Tableau: The Visualization Pro
Tableau, part of the Salesforce family, is known for world-class visuals and exploration features. It’s designed for specialists: analysts and managers who like to investigate data from every angle and turn results into compelling presentations.
Simple Drag-and-Drop
Tableau stands out for its ease of use. No need for programming know-how; users simply choose data elements and drag them onto the workspace. The platform recommends graphic styles based on the input. This fosters curiosity and innovation, helping reveal insights that static reports often miss.
Speed with Big Files
Massive files are no problem. Tableau is engineered to process large sets (millions of records from retail or distribution) without delays. For companies who collect plenty of data, swift results are critical to smooth operations.
Storytelling Features
Beyond numbers and charts, Tableau encourages building a clear story from your findings. Dashboards can guide viewers through changes, context, and causes, making meetings and pitches more persuasive. Informed decisions happen more quickly when the full picture is easy to grasp.

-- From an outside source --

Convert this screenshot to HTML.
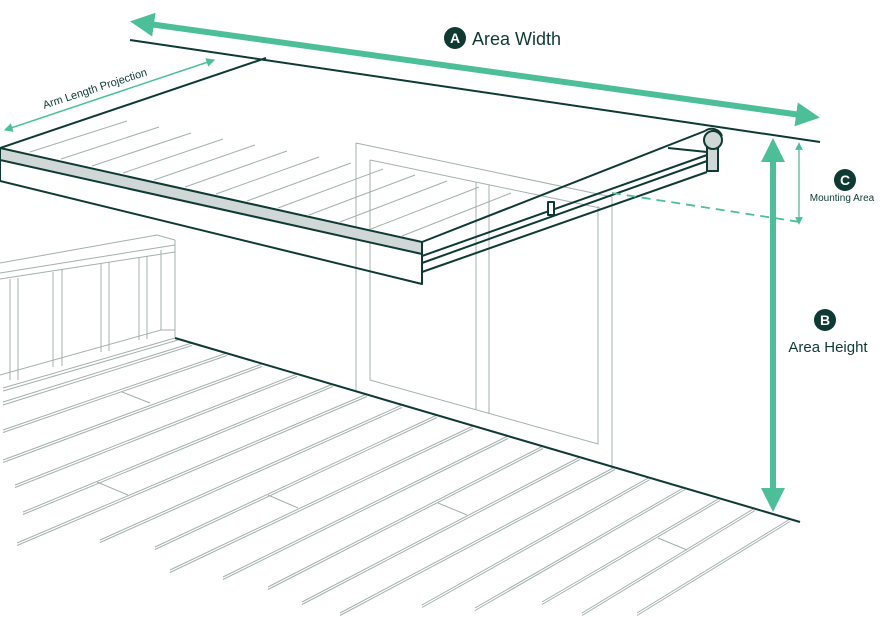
<!DOCTYPE html>
<html><head><meta charset="utf-8"><style>
html,body{margin:0;padding:0;background:#fff;width:886px;height:617px;overflow:hidden}
svg{display:block}
text{font-family:"Liberation Sans",sans-serif}
</style></head><body>
<svg width="886" height="617" viewBox="0 0 886 617" xmlns="http://www.w3.org/2000/svg">
<defs>
<marker id="ah" viewBox="0 0 10 10" refX="5" refY="5" markerWidth="4" markerHeight="4" orient="auto-start-reverse"><path d="M0,0 L10,5 L0,10 z" fill="#4cbf98"/></marker>
<marker id="as" viewBox="0 0 10 10" refX="5" refY="5" markerWidth="6" markerHeight="6" orient="auto-start-reverse"><path d="M0,0 L10,5 L0,10 z" fill="#4cbf98"/></marker>
</defs>
<g stroke="#a3b0ad" stroke-width="1" fill="none">
<!-- floor planks -->
<path d="M175,338 L3,388 M178,340 L3,391
M192,343 L3,402 M192,345.5 L3,405
M227,353 L3,430 M227,355.5 L3,432.5
M262,364 L3,460 M262,366.5 L3,462.5
M297,374 L15,485 M297,376.5 L15,487.5
M333,384 L23,512 M333,386.5 L23,514.5
M367,394 L17,543 M367,396.5 L17,545.5
M402,405 L100,540 M402,407.5 L100,542.5
M437,415 L155,547 M437,417.5 L155,549.5
M473,426 L170,570 M473,428.5 L170,572.5
M508,436 L223,577 M508,438.5 L223,579.5
M543,446 L268,587 M543,448.5 L268,589.5
M580,457 L302,602 M580,459.5 L302,604.5
M615,467 L340,613 M615,469.5 L340,615.5
M650,477 L422,605 M650,479.5 L422,607.5
M685,487 L475,608 M685,489.5 L475,610.5
M720,498 L542,602 M720,500.5 L542,604.5
M755,508 L582,613 M755,510.5 L582,615.5
M790,519 L637,613 M790,521.5 L637,615.5
M122,392 L150,403 M97,482 L128,495 M268,495 L298,508 M438,503 L467,515 M658,538 L687,550"/>
<!-- railing -->
<path d="M0,263 L157,235 L175,240 M0,273 L175,245 M0,279 L175,252 M175,240 L175,337 M161,250 L161,330
M10,279 L10,380 M18,278 L18,380 M53,272 L53,367 M62,270 L62,366 M101,263 L101,352 M109,262 L109,351 M139,257 L139,340 M147,256 L147,339
M0,375 L161,330 L175,330"/>
<!-- window -->
<path d="M356,143 L612,197 M370,160 L600,208 M356,143 L356,390 M370,160 L370,380 L598,444 L598,206 M612,197 L612,468 M476,182 L476,410 M489,185 L489,414"/>
<!-- awning slats -->
<path d="M30,152 L127,121 M61,159 L159,127 M92,166 L191,133 M123,173 L223,139 M154,180 L255,145 M185,187 L287,151 M216,194 L319,157 M247,201 L351,163 M278,208 L383,169 M309,215 L415,175 M340,222 L447,181 M371,229 L479,187 M402,236 L511,193"/>
</g>
<!-- floor edge -->
<line x1="175" y1="338" x2="800" y2="522" stroke="#0e3a33" stroke-width="2"/>
<!-- wall top line -->
<line x1="130" y1="40" x2="820" y2="142" stroke="#0e3a33" stroke-width="2"/>
<!-- awning -->
<g stroke="#0e3a33" stroke-width="2" stroke-linejoin="round" fill="none">
<line x1="0" y1="148" x2="266" y2="58"/>
<polygon points="0,148 422,242 422,254 0,160" fill="#cfd8d6"/>
<polyline points="0,160 0,181 422,284 422,254"/>
<line x1="422" y1="242" x2="705" y2="131"/>
<line x1="422" y1="256" x2="707" y2="155"/>
<line x1="422" y1="263" x2="707" y2="161"/>
<line x1="422" y1="272" x2="707" y2="172"/>
<line x1="668" y1="148" x2="707" y2="152"/>
<rect x="548" y="202" width="6" height="13" fill="#fff"/>
<rect x="707" y="140" width="11" height="31" fill="#cfd8d6"/>
<circle cx="713" cy="140" r="9" fill="#cfd8d6"/>
<path d="M705,131 A11,11 0 0 1 722,136" />
</g>
<!-- dimensions -->
<line x1="142" y1="23" x2="808" y2="116" stroke="#4cbf98" stroke-width="6" marker-start="url(#ah)" marker-end="url(#ah)"/>
<line x1="773" y1="150" x2="773" y2="500" stroke="#4cbf98" stroke-width="6" marker-start="url(#ah)" marker-end="url(#ah)"/>
<line x1="799" y1="146" x2="799" y2="221" stroke="#4cbf98" stroke-width="1.3" marker-start="url(#as)" marker-end="url(#as)"/>
<line x1="612" y1="193" x2="800" y2="222" stroke="#4cbf98" stroke-width="1.8" stroke-dasharray="9,6"/>
<line x1="8" y1="129" x2="211" y2="61" stroke="#4cbf98" stroke-width="1.5" marker-start="url(#as)" marker-end="url(#as)"/>
<text x="96" y="92" font-size="11" fill="#0e3a33" text-anchor="middle" transform="rotate(-18 96 92)">Arm Length Projection</text>
<circle cx="455" cy="38" r="11" fill="#0e3a33"/>
<text x="455" y="43" font-size="14" font-weight="bold" fill="#fff" text-anchor="middle">A</text>
<text x="472" y="45" font-size="18" fill="#0e3a33">Area Width</text>
<circle cx="845" cy="180" r="11" fill="#0e3a33"/>
<text x="845" y="185" font-size="14" font-weight="bold" fill="#fff" text-anchor="middle">C</text>
<text x="842" y="201" font-size="10" fill="#0e3a33" text-anchor="middle">Mounting Area</text>
<circle cx="825" cy="320" r="11" fill="#0e3a33"/>
<text x="825" y="325" font-size="14" font-weight="bold" fill="#fff" text-anchor="middle">B</text>
<text x="828" y="352" font-size="15" fill="#0e3a33" text-anchor="middle">Area Height</text>
</svg>
</body></html>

Looker: The Modern Cloud-Based Choice
Part of Google Cloud, Looker brings a cloud-first mindset to business analytics. Its focus on governance, modeling, and accessibility makes it a strong fit for modern teams looking for a single, trusted view.
Metric Consistency
Looker uses its unique modeling language to standardize how data points like revenue or margins are calculated. Define a metric once, and every department relies on the same version. This removes confusion over whose numbers are correct, bringing everyone onto the same page.
Embedded Insights
You can take Looker dashboards and insert them into other company tools, offering clients or internal teams valuable, up-to-date information right where it’s needed. This functionality enables organizations to share important trends more broadly, inside and outside their own walls.
Google Cloud Integration
Looker connects deeply with Google’s ecosystem, allowing companies to work with vast real-time datasets and pull results at scale. For those building a cloud-first operation, this integration is a major advantage.
The Impact on Choices and Progress
Deploying these solutions changes company culture and raises the bar for decisions at every level.
From Lagging to Leading
Traditional reports simply record what happened after the fact. With live dashboards and smart alerts, managers can act the moment something goes off track, whether that’s stock levels, customer complaints, or shifting demand. Being able to respond swiftly minimizes risk.
Opening Access
Previously, only IT departments or data experts had all the answers. Today, platforms let anyone with access query and filter results, so sales, marketing, or product teams can independently find what they need. This autonomy helps work flow faster and encourages evidence-based action throughout the organization.
Less Bias, More Facts
All teams face the temptation to go with their gut. But these solutions pull everyone back to reality with objective visuals. When the facts are right in front of everyone, discussions are more focused, and choices are grounded in evidence.
Practical Considerations
Getting the best out of modern analytics platforms means planning ahead.
- Data Quality: Clean, organized records are a must. If the source is flawed, even the most advanced dashboard will mislead. Invest in building a solid foundation before expanding deployment.
- Employee Adoption: Rolling out new tools brings resistance. Success depends on clear training and showing each team how new reports make life easier, not harder.
- Managing Costs: While plans can start low, usage may drive costs up. Monitoring user numbers and optimizing report queries keeps spending on track.